Tuesday, August 12, 2014

A Terribly Disturbing Reality

This week’s Gospel (Mt. 15:21-28) ought to be terribly disturbing to most of us, those of us who have come to faith in the God of Abraham and Sarah as Gentiles.  We must never forget that we are included in that family by grace and not by right.  And perhaps we should give thanks to Paul for that (see this week’s New Testament reading, Rom. 11:1-2a, 29-32).   Left to himself, Jesus does not necessarily share the same openness to non-Jews as Paul does. 
Once while traveling in the land of the Gentiles, Tyre and Sidon, he encountered a Canaanite woman, a Gentile, whose daughter was possessed by a demon.  The woman implored Jesus to help her.  Jesus ignored her.  His disciples asked that he send the woman, who was annoying them, away.  Jesus agreed.  “I was sent only to the lost sheep of the house of Israel,” he said.
The woman persisted.  Jesus rejected her again, only more harshly.  “It is not fair to take the children's food and throw it to the dogs.”  That’s right.  He called her a dog.  It is a disturbing picture of what Jesus really thought.

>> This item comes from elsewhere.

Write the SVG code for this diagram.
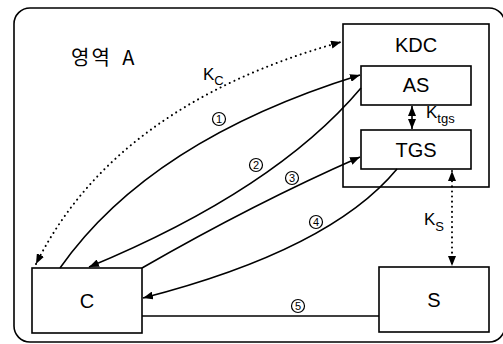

The woman, however, was not deterred by the insult.  In fact, she used it to get the best of Jesus.  “Yes, Lord, yet even the dogs eat the crumbs that fall from their masters' table.”
And with that comeback, she not only bested Jesus, she brought him back to his senses. “Then Jesus answered her, ‘Woman, great is your faith! Let it be done for you as you wish.’  And her daughter was healed instantly.”
It ought to give us Gentiles pause about our proper place, such special friends of Jesus as we sometimes imagine ourselves to be.  Maybe we could  learn a little about humility in that.  Maybe we could learn a little about the very special place in his heart Jesus had, and therefore must still have for Jews.  There is no reason to think, after all, that the resurrected and ascended Jesus continues his priority for God’s original people, the Jews.  And maybe there are times when that reality bests us and has the possibility of bringing us to our senses.  Terribly disturbing realities often do.